Tuesday, September 23, 2008
Does Science Make God Obselete?
The luncheon crowd at The Pierre roared with laughter as Christopher Hitchens, atheist and author of “God Is Not Great: How Religion Poisons Everything,” debated whether science makes belief in God obsolete with Monsignor Lorenzo Albacete, former physicist and author of “God at the Ritz; Attraction to Infinity”. Surprisingly, the two were in agreement so often that Hitchens ultimately stated that he would “…not accuse Monsignor of being a Catholic,” and further grumbled, “I protest! I was told I was going to argue with a person of faith.” Whether Monsignor could be classified as a “true Catholic” or not, they disagreed enough to keep the debate interesting.
Monsignor talked of unexplainable love, while Hitchens compared Jesus to Kim Jong Il, whose deceased father is actually still the official ruler of North Korea, making it a necrocracy. “They’re one short of a Trinity,” declared Hitchens, who went on to explain the similarities of how North Koreans are in a similar predicament as Christians, who are required to love God, even when He appears not to take good care of his people. Hitchens even went so far as to point out one important point of difference in his example, which is that one can escape North Korea by dying, but a Christian is condemned, conditioned, and forced to love and thank God for all Eternity.

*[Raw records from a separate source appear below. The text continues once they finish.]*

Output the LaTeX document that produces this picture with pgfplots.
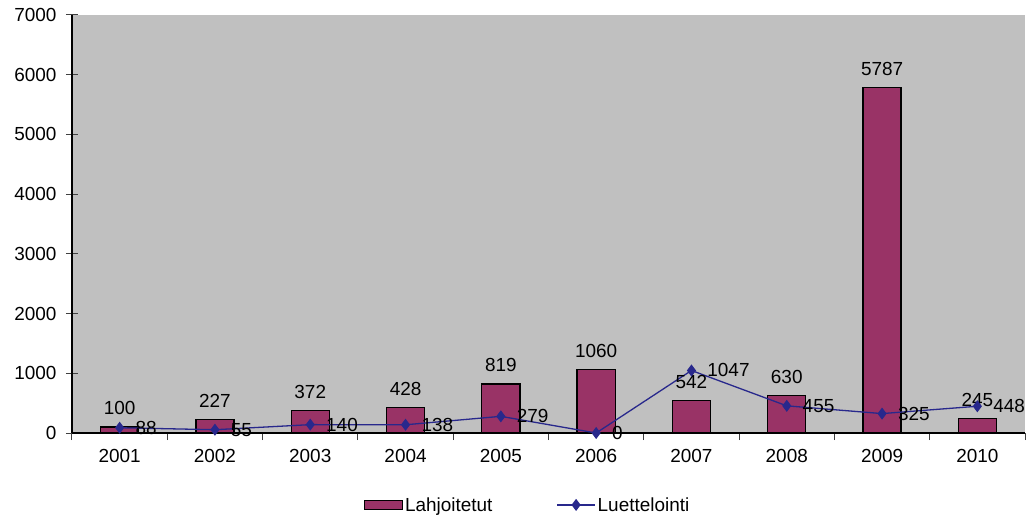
\documentclass[border=0pt]{standalone}
\usepackage{pgfplots}
\pgfplotsset{compat=1.18}
\usepackage{pgfplotstable}
\usepackage{fontspec}
\setmainfont{Liberation Sans}
\usetikzlibrary{calc}
\definecolor{barfill}{RGB}{153,51,102}
\definecolor{linecol}{RGB}{40,40,140}
\definecolor{plotbg}{RGB}{192,192,192}
\newcommand{\lblfont}{\fontsize{19}{22}\selectfont}

\pgfplotsset{
    barlegend/.style={legend image code/.code={\draw[##1] (0bp,-4.5bp) rectangle (38bp,4.5bp);}},
    linelegend/.style={legend image code/.code={\draw[mark repeat=2, mark phase=2, ##1] plot coordinates {(0bp,0bp) (19bp,0bp) (38bp,0bp)};}},
}

% year index, value
\pgfplotstableread{
x  y
1  100
2  227
3  372
4  428
5  819
6  1060
7  542
8  630
9  5787
10 245
}\lahjoitetut
\pgfplotstableread{
x  y
1  88
2  55
3  140
4  138
5  279
6  0
7  1047
8  455
9  325
10 448
}\luettelointi

\begin{document}
\begin{tikzpicture}
\begin{axis}[
    name=ax, at={(0,0)}, anchor=south west,
    scale only axis, width=953bp, height=418bp,
    xmin=0.5, xmax=10.5, ymin=0, ymax=7000,
    axis x line*=bottom, axis y line*=left,
    x axis line style={-, line width=1.2bp},
    y axis line style={-, line width=1.2bp},
    axis background/.style={fill=plotbg},
    xtick={1,...,10},
    xticklabels={2001,2002,2003,2004,2005,2006,2007,2008,2009,2010},
    major x tick style={draw=none},
    minor xtick={0.5,1.5,...,10.5},
    minor x tick style={black!75, line width=1bp},
    xtick align=outside,
    minor tick length=7bp,
    ytick={0,1000,...,7000},
    ytick align=center,
    major tick length=12bp,
    y tick style={black!75, line width=1bp},
    ticklabel style={font=\lblfont},
    xticklabel style={yshift=-1bp},
    yticklabel style={xshift=-6bp},
    /pgf/number format/1000 sep={},
    /pgf/number format/assume math mode=true,
    clip=false,
    legend style={at={(0.478,-0.172)}, anchor=center, draw=none, fill=none,
        font=\lblfont, legend columns=2,
        /tikz/every even column/.style={column sep=62bp}},
]
\addplot[ybar, bar width=0.4, fill=barfill, draw=black, line width=1.3bp,
    nodes near coords,
    nodes near coords style={text=black, font=\lblfont, anchor=south, yshift=8bp,
        /pgf/number format/1000 sep={}, /pgf/number format/assume math mode=true},
    barlegend]
    table[x=x, y=y] {\lahjoitetut};
\addlegendentry{Lahjoitetut}
\addplot[color=linecol, line width=1.3bp, mark=diamond*, mark size=5bp,
    mark options={fill=linecol},
    nodes near coords,
    nodes near coords style={text=black, font=\lblfont, anchor=west, xshift=12bp,
        /pgf/number format/1000 sep={}, /pgf/number format/assume math mode=true},
    linelegend]
    table[x=x, y=y] {\luettelointi};
\addlegendentry{Luettelointi}
\end{axis}
\pgfresetboundingbox
\path ($(ax.south west)+(-72bp,-82bp)$) rectangle ($(ax.south west)+(954bp,433bp)$);
\end{tikzpicture}
\end{document}
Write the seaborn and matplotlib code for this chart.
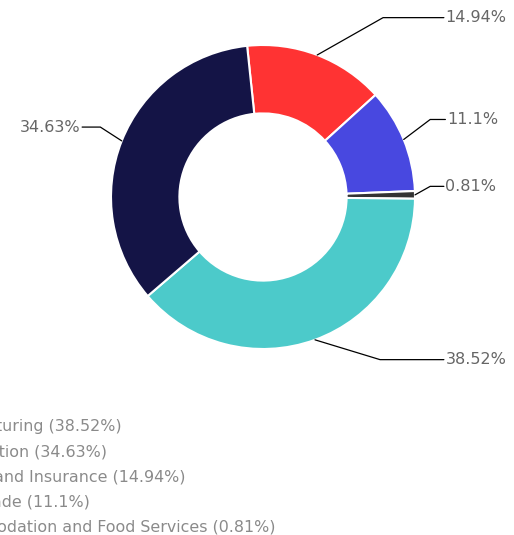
import numpy as np
import matplotlib
matplotlib.use('Agg')
import matplotlib.pyplot as plt
import seaborn as sns

# share of businesses by industry
industries = ['Finance and Insurance', 'Retail Trade', 'Accommodation and Food Services',
              'Manufacturing', 'Construction']
shares = [14.94, 11.1, 0.81, 38.52, 34.63]
colors = ['#ff3333', '#4848e0', '#333333', '#4ccaca', '#141446']
legend_order = ['Manufacturing', 'Construction', 'Finance and Insurance', 'Retail Trade',
                'Accommodation and Food Services']
# label anchor (text x, text y, elbow x) in pie units
label_pos = {'Finance and Insurance': (1.19, 1.18, 0.79),
             'Retail Trade': (1.20, 0.51, 1.10),
             'Accommodation and Food Services': (1.19, 0.07, 1.10),
             'Manufacturing': (1.19, -1.07, 0.77),
             'Construction': (-1.19, 0.46, -1.07)}

sns.set_style('white')
plt.rcParams['font.family'] = ['DejaVu Sans']

fig = plt.figure(figsize=(5.14, 5.35), dpi=100)
ax = fig.add_axes([0, 0, 1, 1])
wedges, _ = ax.pie(shares, colors=colors, startangle=96, counterclock=False, radius=1,
                   wedgeprops=dict(width=0.45, edgecolor='white', linewidth=1.5))
ax.set_xlim(-263 / 152, (514 - 263) / 152)
ax.set_ylim((197 - 535) / 152, 197 / 152)
ax.set_aspect('auto')
ax.axis('off')

for w, name, val in zip(wedges, industries, shares):
    mid = np.deg2rad((w.theta1 + w.theta2) / 2)
    px, py = np.cos(mid), np.sin(mid)
    tx, ty, ex = label_pos[name]
    ax.plot([px, ex, tx], [py, ty, ty], color='black', lw=0.9)
    ax.text(tx + (0.01 if tx > 0 else -0.01), ty, f'{val:g}%', fontsize=11.5, color='#666666',
            ha='left' if tx > 0 else 'right', va='center')

handles = [wedges[industries.index(n)] for n in legend_order]
labels = [f'{n} ({shares[industries.index(n)]:g}%)' for n in legend_order]
leg = ax.legend(handles, labels, loc='upper left', frameon=False, fontsize=11.4,
                labelcolor='#8a8a8a', labelspacing=0.63, handlelength=0.8,
                borderaxespad=0, borderpad=0,
                bbox_to_anchor=(0, 1), bbox_transform=fig.transFigure)

# shift legend so the longest entry ends at 275 px and first row sits at 427 px
fig.canvas.draw()
r = fig.canvas.get_renderer()
texts = leg.get_texts()
ext = texts[-1].get_window_extent(r)
first = texts[0].get_window_extent(r)
lb = leg.get_window_extent(r)
dx = 275 - ext.x1
dy = (535 - 427) - (first.y0 + first.y1) / 2
leg.set_bbox_to_anchor(((lb.x0 + dx) / 514, (lb.y1 + dy) / 535), transform=fig.transFigure)

fig.savefig('out.png', dpi=100)
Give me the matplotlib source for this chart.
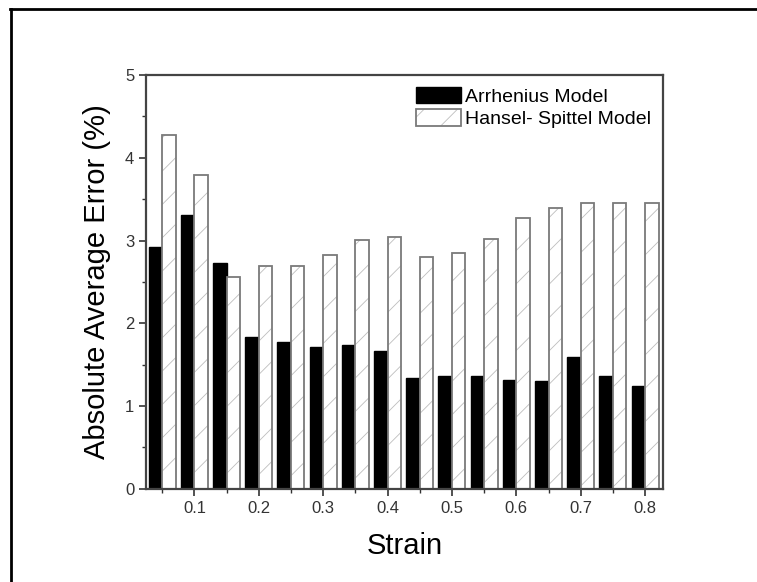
import matplotlib
matplotlib.use('Agg')
import numpy as np
import matplotlib.pyplot as plt
from matplotlib.lines import Line2D
from matplotlib.ticker import MultipleLocator

plt.rcParams['font.family'] = ['Liberation Sans', 'DejaVu Sans']
plt.rcParams['hatch.linewidth'] = 0.6

strain = [0.05, 0.10, 0.15, 0.20, 0.25, 0.30, 0.35, 0.40,
          0.45, 0.50, 0.55, 0.60, 0.65, 0.70, 0.75, 0.80]
arrhenius = [2.92, 3.31, 2.73, 1.83, 1.77, 1.71, 1.74, 1.66,
             1.34, 1.36, 1.36, 1.31, 1.30, 1.59, 1.36, 1.24]
hansel = [4.27, 3.79, 2.56, 2.69, 2.69, 2.82, 3.01, 3.04,
          2.80, 2.85, 3.02, 3.27, 3.39, 3.46, 3.45, 3.46]
xticks = [0.1, 0.2, 0.3, 0.4, 0.5, 0.6, 0.7, 0.8]

w = 0.021
x = np.array(strain)

fig = plt.figure(figsize=(7.57, 5.82), dpi=100)
ax = fig.add_axes([0.193, 0.160, 0.683, 0.711])

b1 = ax.bar(x - w, arrhenius, width=w, align='edge', color='black',
            edgecolor='black', linewidth=1.0)
# hatch in light grey, outline drawn on top in darker grey
b2h = ax.bar(x, hansel, width=w, align='edge', color='white',
             edgecolor='#bdbdbd', hatch='/', linewidth=0)
b2o = ax.bar(x, hansel, width=w, align='edge', fill=False,
             edgecolor='#7a7a7a', linewidth=1.3)

ax.set_xlim(0.025, 0.828)
ax.set_ylim(0, 5)
ax.set_xticks(xticks)
ax.set_xticklabels([str(t) for t in xticks])
ax.xaxis.set_minor_locator(MultipleLocator(0.05))
ax.yaxis.set_major_locator(MultipleLocator(1))
ax.yaxis.set_minor_locator(MultipleLocator(0.5))
ax.tick_params(which='major', direction='out', length=5, width=1.2,
               labelsize=12, colors='#333333')
ax.tick_params(which='minor', direction='out', length=3, width=1.0,
               colors='#333333')
for s in ax.spines.values():
    s.set_linewidth(1.6)
    s.set_color('#444444')

ax.set_xlabel('Strain', fontsize=21, labelpad=12)
ax.set_ylabel('Absolute Average Error (%)', fontsize=21, labelpad=10)

ax.legend([b1, (b2h, b2o)], ['Arrhenius Model', 'Hansel- Spittel Model'],
          loc='upper right', frameon=False, fontsize=14,
          handlelength=2.3, handleheight=0.9, handletextpad=0.25,
          labelspacing=0.2, borderaxespad=0.2)

# outer frame of the original image
fig.add_artist(Line2D([10 / 757, 1.0], [1 - 9 / 582, 1 - 9 / 582],
                      transform=fig.transFigure, color='black', lw=2))
fig.add_artist(Line2D([11 / 757, 11 / 757], [0.0, 1 - 9 / 582],
                      transform=fig.transFigure, color='black', lw=2))

fig.savefig('out.png', dpi=100)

Over the course of an hour and a delicious three course lunch, the Monsignor and Hitchens also covered superstition, condoms, homosexuality, and thousands of years of history– it was a mouthful for everyone, to say the least. In sum: the purpose of Monsignor Lorenzo Albacete’s faith is to make sense out of life, just as science fills that role for Christopher Hitchens.
The panel moderator, Washington Post’s Sally Quinn, kept an even keel by opening the panel with a reading of both panelist’s horoscope and ending it by quoting a bumper sticker: “I don’t know, and neither do you.”